Reproduce the listing word for word. Skip any image.

^^^^

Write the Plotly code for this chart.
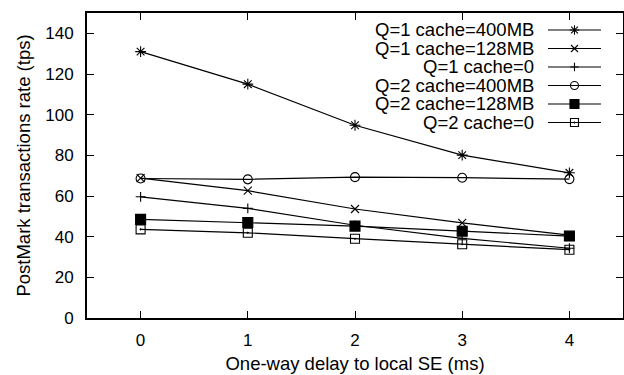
import plotly.graph_objects as go

delays = [0, 1, 2, 3, 4]
series_names = ["Q=1 cache=400MB", "Q=1 cache=128MB", "Q=1 cache=0",
                "Q=2 cache=400MB", "Q=2 cache=128MB", "Q=2 cache=0"]
q1_400 = [131.0, 115.0, 94.8, 80.1, 71.4]
q1_128 = [68.8, 62.6, 53.6, 46.8, 40.8]
q1_0 = [59.6, 53.9, 45.6, 39.2, 34.3]
q2_400 = [68.6, 68.2, 69.3, 69.0, 68.3]
q2_128 = [48.5, 47.0, 45.2, 42.7, 40.3]
q2_0 = [43.6, 41.9, 39.0, 36.3, 33.6]
series_values = [q1_400, q1_128, q1_0, q2_400, q2_128, q2_0]
x_ticks = [0, 1, 2, 3, 4]
y_ticks = [0, 20, 40, 60, 80, 100, 120, 140]

symbols = ["asterisk-open", "x-thin-open", "cross-thin-open",
           "circle-open", "square", "square-open-dot"]
sizes = [9, 8, 7, 9, 10, 9]
legend_sizes = [8, 7, 6, 8, 9, 8]

FONT = "Liberation Sans, Arial, Helvetica, sans-serif"
fig = go.Figure()

for name, vals, sym, sz in zip(series_names, series_values, symbols, sizes):
    fig.add_trace(go.Scatter(
        x=delays, y=vals, name=name, mode="lines+markers",
        line=dict(color="black", width=1.2),
        marker=dict(symbol=sym, size=sz, color="black",
                    line=dict(color="black", width=1.1)),
        cliponaxis=False, showlegend=False))

# manual legend (text on the left, sample on the right, like gnuplot)
for i, (name, sym, sz) in enumerate(zip(series_names, symbols, legend_sizes)):
    fig.add_trace(go.Scatter(
        x=[0, 1], y=[i, i], mode="lines", xaxis="x2", yaxis="y2",
        line=dict(color="black", width=1.2), showlegend=False,
        hoverinfo="skip", cliponaxis=False))
    fig.add_trace(go.Scatter(
        x=[0.5], y=[i], mode="markers", xaxis="x2", yaxis="y2",
        marker=dict(symbol=sym, size=sz, color="black",
                    line=dict(color="black", width=1.1)),
        showlegend=False, hoverinfo="skip", cliponaxis=False))
    fig.add_annotation(x=0, y=i, xref="x2", yref="y2", text=name,
                       showarrow=False, xanchor="right", yanchor="middle",
                       xshift=-12, font=dict(family=FONT, size=18.5, color="black"))

axis_common = dict(showline=True, linecolor="black", linewidth=2,
                   mirror="ticks", ticks="inside", ticklen=7, tickwidth=1,
                   tickcolor="black", showgrid=False, zeroline=False,
                   automargin=False,
                   tickfont=dict(family=FONT, size=17, color="black"))

fig.update_layout(
    width=624, height=375,
    margin=dict(l=87, r=1, t=13, b=57),
    paper_bgcolor="white", plot_bgcolor="rgba(0,0,0,0)",
    showlegend=False,
    xaxis=dict(range=[-0.5, 4.5], tickvals=x_ticks, ticklabelstandoff=6,
               title=dict(text="One-way delay to local SE (ms)", standoff=8,
                          font=dict(family=FONT, size=18.5, color="black")),
               **axis_common),
    yaxis=dict(range=[0, 150], tickvals=y_ticks, ticklabelstandoff=8,
               title=dict(text="PostMark transactions rate (tps)", standoff=10,
                          font=dict(family=FONT, size=18.5, color="black")),
               **axis_common),
    xaxis2=dict(domain=[0.860, 0.959], range=[0, 1], visible=False,
                anchor="y2", fixedrange=True),
    yaxis2=dict(domain=[0.6107, 0.9746], range=[5.5, -0.5], visible=False,
                anchor="x2", fixedrange=True),
)

fig.write_html("out.html", config={"displayModeBar": False},
               post_script="document.body.style.margin='0';document.body.style.overflow='hidden';")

^^^^

FULL ANSWER:
Write the Plotly code for this chart.
import plotly.graph_objects as go

delays = [0, 1, 2, 3, 4]
series_names = ["Q=1 cache=400MB", "Q=1 cache=128MB", "Q=1 cache=0",
                "Q=2 cache=400MB", "Q=2 cache=128MB", "Q=2 cache=0"]
q1_400 = [131.0, 115.0, 94.8, 80.1, 71.4]
q1_128 = [68.8, 62.6, 53.6, 46.8, 40.8]
q1_0 = [59.6, 53.9, 45.6, 39.2, 34.3]
q2_400 = [68.6, 68.2, 69.3, 69.0, 68.3]
q2_128 = [48.5, 47.0, 45.2, 42.7, 40.3]
q2_0 = [43.6, 41.9, 39.0, 36.3, 33.6]
series_values = [q1_400, q1_128, q1_0, q2_400, q2_128, q2_0]
x_ticks = [0, 1, 2, 3, 4]
y_ticks = [0, 20, 40, 60, 80, 100, 120, 140]

symbols = ["asterisk-open", "x-thin-open", "cross-thin-open",
           "circle-open", "square", "square-open-dot"]
sizes = [9, 8, 7, 9, 10, 9]
legend_sizes = [8, 7, 6, 8, 9, 8]

FONT = "Liberation Sans, Arial, Helvetica, sans-serif"
fig = go.Figure()

for name, vals, sym, sz in zip(series_names, series_values, symbols, sizes):
    fig.add_trace(go.Scatter(
        x=delays, y=vals, name=name, mode="lines+markers",
        line=dict(color="black", width=1.2),
        marker=dict(symbol=sym, size=sz, color="black",
                    line=dict(color="black", width=1.1)),
        cliponaxis=False, showlegend=False))

# manual legend (text on the left, sample on the right, like gnuplot)
for i, (name, sym, sz) in enumerate(zip(series_names, symbols, legend_sizes)):
    fig.add_trace(go.Scatter(
        x=[0, 1], y=[i, i], mode="lines", xaxis="x2", yaxis="y2",
        line=dict(color="black", width=1.2), showlegend=False,
        hoverinfo="skip", cliponaxis=False))
    fig.add_trace(go.Scatter(
        x=[0.5], y=[i], mode="markers", xaxis="x2", yaxis="y2",
        marker=dict(symbol=sym, size=sz, color="black",
                    line=dict(color="black", width=1.1)),
        showlegend=False, hoverinfo="skip", cliponaxis=False))
    fig.add_annotation(x=0, y=i, xref="x2", yref="y2", text=name,
                       showarrow=False, xanchor="right", yanchor="middle",
                       xshift=-12, font=dict(family=FONT, size=18.5, color="black"))

axis_common = dict(showline=True, linecolor="black", linewidth=2,
                   mirror="ticks", ticks="inside", ticklen=7, tickwidth=1,
                   tickcolor="black", showgrid=False, zeroline=False,
                   automargin=False,
                   tickfont=dict(family=FONT, size=17, color="black"))

fig.update_layout(
    width=624, height=375,
    margin=dict(l=87, r=1, t=13, b=57),
    paper_bgcolor="white", plot_bgcolor="rgba(0,0,0,0)",
    showlegend=False,
    xaxis=dict(range=[-0.5, 4.5], tickvals=x_ticks, ticklabelstandoff=6,
               title=dict(text="One-way delay to local SE (ms)", standoff=8,
                          font=dict(family=FONT, size=18.5, color="black")),
               **axis_common),
    yaxis=dict(range=[0, 150], tickvals=y_ticks, ticklabelstandoff=8,
               title=dict(text="PostMark transactions rate (tps)", standoff=10,
                          font=dict(family=FONT, size=18.5, color="black")),
               **axis_common),
    xaxis2=dict(domain=[0.860, 0.959], range=[0, 1], visible=False,
                anchor="y2", fixedrange=True),
    yaxis2=dict(domain=[0.6107, 0.9746], range=[5.5, -0.5], visible=False,
                anchor="x2", fixedrange=True),
)

fig.write_html("out.html", config={"displayModeBar": False},
               post_script="document.body.style.margin='0';document.body.style.overflow='hidden';")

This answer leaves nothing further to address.